At the same time, the small car became an export success, helping revitalize the “made in Germany” label internationally and consolidating Germany’s reputation as a purveyor of quality products. Today, German car companies continue to leverage their reputation for quality and reliability to expand sales in new markets. In China, sales by Volkswagen group quadrupled from 1 million to 4 million between 2008 and 2016, allowing it to lay claim to the title of world’s largest auto manufacturer; meanwhile, sales by Daimler-Benz tripled from 160,000 to 488,000 between 2010 and 2016. After the difficulties of the immediate post-reunification years, the recent performance of the German car industry could be read as a sign that the country was resuming its march to prosperity through quality engineering.

But now Germans are learning that their leading industry may have always been focused on prosperity by any means necessary.

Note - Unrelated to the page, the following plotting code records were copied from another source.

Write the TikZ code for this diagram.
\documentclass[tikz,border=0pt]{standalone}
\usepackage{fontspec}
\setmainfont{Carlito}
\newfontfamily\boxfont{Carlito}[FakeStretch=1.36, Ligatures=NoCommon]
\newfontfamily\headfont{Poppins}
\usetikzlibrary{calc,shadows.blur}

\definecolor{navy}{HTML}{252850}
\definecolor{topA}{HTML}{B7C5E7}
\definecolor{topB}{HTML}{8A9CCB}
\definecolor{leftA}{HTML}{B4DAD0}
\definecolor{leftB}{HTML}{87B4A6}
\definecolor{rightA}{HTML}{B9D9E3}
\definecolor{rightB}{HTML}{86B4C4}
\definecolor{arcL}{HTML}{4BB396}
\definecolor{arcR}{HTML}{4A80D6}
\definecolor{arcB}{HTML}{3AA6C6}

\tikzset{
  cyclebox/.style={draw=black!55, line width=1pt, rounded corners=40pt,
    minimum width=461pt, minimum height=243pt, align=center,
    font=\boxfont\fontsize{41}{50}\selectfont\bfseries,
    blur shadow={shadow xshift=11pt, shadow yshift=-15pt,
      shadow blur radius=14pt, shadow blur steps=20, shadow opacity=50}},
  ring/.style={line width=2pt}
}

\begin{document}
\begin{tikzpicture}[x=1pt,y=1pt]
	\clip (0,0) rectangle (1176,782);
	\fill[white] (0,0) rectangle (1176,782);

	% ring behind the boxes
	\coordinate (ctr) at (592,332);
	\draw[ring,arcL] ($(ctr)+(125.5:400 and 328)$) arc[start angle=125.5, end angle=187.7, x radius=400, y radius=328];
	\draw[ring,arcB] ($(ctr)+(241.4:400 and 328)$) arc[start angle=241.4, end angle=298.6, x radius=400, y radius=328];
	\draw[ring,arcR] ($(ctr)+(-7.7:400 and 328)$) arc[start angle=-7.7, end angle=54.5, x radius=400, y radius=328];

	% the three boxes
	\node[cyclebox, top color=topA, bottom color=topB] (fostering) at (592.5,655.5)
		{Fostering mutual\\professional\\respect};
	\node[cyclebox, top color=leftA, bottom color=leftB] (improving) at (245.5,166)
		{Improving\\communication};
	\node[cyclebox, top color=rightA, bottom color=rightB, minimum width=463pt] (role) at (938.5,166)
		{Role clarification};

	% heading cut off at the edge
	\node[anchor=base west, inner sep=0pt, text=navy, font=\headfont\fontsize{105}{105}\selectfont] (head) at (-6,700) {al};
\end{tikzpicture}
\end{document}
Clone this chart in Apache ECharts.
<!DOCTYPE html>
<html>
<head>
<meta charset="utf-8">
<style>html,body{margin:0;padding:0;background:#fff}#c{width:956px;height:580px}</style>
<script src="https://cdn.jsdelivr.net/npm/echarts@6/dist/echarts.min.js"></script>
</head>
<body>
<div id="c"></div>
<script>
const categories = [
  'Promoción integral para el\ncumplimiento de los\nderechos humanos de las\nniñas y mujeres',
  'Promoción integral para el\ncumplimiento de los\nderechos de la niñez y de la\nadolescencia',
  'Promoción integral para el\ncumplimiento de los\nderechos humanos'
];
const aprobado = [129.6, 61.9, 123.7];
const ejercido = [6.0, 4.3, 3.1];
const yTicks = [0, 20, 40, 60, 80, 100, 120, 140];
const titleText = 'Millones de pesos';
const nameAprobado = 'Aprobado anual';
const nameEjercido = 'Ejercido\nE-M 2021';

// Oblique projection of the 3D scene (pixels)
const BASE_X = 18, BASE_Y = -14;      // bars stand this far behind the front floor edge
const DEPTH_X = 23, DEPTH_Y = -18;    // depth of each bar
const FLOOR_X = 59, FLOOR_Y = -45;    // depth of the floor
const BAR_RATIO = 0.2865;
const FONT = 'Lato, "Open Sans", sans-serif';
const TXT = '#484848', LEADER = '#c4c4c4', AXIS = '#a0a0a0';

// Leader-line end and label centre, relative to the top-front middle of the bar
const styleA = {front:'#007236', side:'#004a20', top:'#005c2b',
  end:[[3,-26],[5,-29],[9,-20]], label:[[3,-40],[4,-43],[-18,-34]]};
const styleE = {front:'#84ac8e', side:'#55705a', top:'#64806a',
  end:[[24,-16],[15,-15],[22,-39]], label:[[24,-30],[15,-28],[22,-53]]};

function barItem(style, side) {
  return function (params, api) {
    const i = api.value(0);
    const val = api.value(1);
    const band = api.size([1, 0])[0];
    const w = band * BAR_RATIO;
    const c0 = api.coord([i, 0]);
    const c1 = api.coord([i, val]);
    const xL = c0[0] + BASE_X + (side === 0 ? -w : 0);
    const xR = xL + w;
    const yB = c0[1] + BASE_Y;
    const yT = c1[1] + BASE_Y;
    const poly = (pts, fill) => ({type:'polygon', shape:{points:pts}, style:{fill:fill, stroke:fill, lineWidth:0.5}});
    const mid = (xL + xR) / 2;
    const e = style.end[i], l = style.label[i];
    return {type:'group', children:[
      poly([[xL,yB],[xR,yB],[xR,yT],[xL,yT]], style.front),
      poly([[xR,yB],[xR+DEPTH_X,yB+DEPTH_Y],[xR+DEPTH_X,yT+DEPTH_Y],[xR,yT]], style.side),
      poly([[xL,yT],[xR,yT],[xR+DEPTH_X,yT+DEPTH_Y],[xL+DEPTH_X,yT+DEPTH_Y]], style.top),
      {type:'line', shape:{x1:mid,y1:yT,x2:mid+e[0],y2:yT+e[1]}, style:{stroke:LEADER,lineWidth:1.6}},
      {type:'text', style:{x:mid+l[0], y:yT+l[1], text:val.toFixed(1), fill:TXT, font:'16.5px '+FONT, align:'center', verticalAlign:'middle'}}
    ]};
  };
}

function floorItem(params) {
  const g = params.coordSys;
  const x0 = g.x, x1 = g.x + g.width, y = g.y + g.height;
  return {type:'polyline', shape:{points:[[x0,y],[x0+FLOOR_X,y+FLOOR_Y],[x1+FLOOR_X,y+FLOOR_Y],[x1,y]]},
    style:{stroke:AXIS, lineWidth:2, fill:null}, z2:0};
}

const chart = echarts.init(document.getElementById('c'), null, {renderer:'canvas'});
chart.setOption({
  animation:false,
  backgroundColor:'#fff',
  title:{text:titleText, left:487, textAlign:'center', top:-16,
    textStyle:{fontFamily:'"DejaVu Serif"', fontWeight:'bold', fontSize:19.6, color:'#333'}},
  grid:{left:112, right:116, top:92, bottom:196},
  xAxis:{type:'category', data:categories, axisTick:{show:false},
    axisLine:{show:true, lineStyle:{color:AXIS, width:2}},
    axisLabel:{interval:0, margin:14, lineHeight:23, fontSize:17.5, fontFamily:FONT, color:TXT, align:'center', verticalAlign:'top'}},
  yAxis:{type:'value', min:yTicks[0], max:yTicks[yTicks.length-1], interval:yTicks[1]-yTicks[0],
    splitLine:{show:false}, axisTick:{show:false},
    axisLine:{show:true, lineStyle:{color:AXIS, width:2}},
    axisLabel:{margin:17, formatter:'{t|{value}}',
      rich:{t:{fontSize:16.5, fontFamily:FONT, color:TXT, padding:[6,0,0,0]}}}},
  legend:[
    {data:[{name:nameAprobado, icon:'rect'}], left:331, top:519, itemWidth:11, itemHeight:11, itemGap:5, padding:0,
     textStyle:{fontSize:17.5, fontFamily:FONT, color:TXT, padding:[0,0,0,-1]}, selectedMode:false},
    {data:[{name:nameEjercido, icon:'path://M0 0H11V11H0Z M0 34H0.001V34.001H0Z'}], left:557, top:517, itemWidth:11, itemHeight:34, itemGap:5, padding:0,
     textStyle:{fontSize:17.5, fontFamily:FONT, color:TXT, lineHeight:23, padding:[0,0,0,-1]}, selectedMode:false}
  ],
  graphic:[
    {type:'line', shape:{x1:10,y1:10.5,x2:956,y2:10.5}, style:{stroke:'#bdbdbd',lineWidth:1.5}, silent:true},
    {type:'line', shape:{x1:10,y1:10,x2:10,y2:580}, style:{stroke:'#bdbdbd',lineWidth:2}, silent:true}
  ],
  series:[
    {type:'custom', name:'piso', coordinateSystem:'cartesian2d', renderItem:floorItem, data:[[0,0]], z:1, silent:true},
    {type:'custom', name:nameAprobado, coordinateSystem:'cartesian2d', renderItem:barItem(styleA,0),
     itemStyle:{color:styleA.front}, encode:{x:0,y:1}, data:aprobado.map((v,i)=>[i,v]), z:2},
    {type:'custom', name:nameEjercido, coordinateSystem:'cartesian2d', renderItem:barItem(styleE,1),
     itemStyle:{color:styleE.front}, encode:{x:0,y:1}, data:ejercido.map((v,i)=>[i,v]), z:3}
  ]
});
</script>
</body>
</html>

It will be up to the courts and the European Union competition commissioner to assess the extent to which German car manufacturers breached the law during their decade-long collusion. Yet, behind this most recent scandal lurks a fundamental issue. In light of international trends toward stricter environmental regulations, it is surprising that so many German auto manufacturers put their faith almost exclusively in an old technology — diesel — to respond to the hybrids and electrical cars Japanese, American, and Chinese competitors regard as more promising. Of course, lacking access to the recorded minutes of strategic meetings we cannot know the ultimate reason for this preference.

But we do see in the German car sector the flip side of its reputation for reliability: a commitment to the tried-and-tested that appears to extend to a willingness to break the law. “What does all of this say about the state of nation?” asks a worried Der Spiegel. “A cartel that choses the wrong path and defends it prevents innovation and cannot win.” The very emblem of postwar stability — the German car — is beginning to lose cultural currency at home, as well as abroad. What this forebodes for the sector’s economic future is still unclear.

The Americans have Trump and the British have Brexit; and both threaten the political and economic order that favors Germany as an export nation. Meanwhile, Germany has dirty diesel. “Big parts of the motor industry have gambled away unbelievable trust,” Merkel said in the opening speech for her reelection campaign last weekend. Car companies, she demanded, have to clean up their act, and fast.

She was not merely worried about a disgruntled electorate and an eroding international customer base. If Merkel is to defend economic and political liberalism on the international stage, she cannot do so as the representative of a country whose most prominent industry is a synonym for self-serving dishonesty.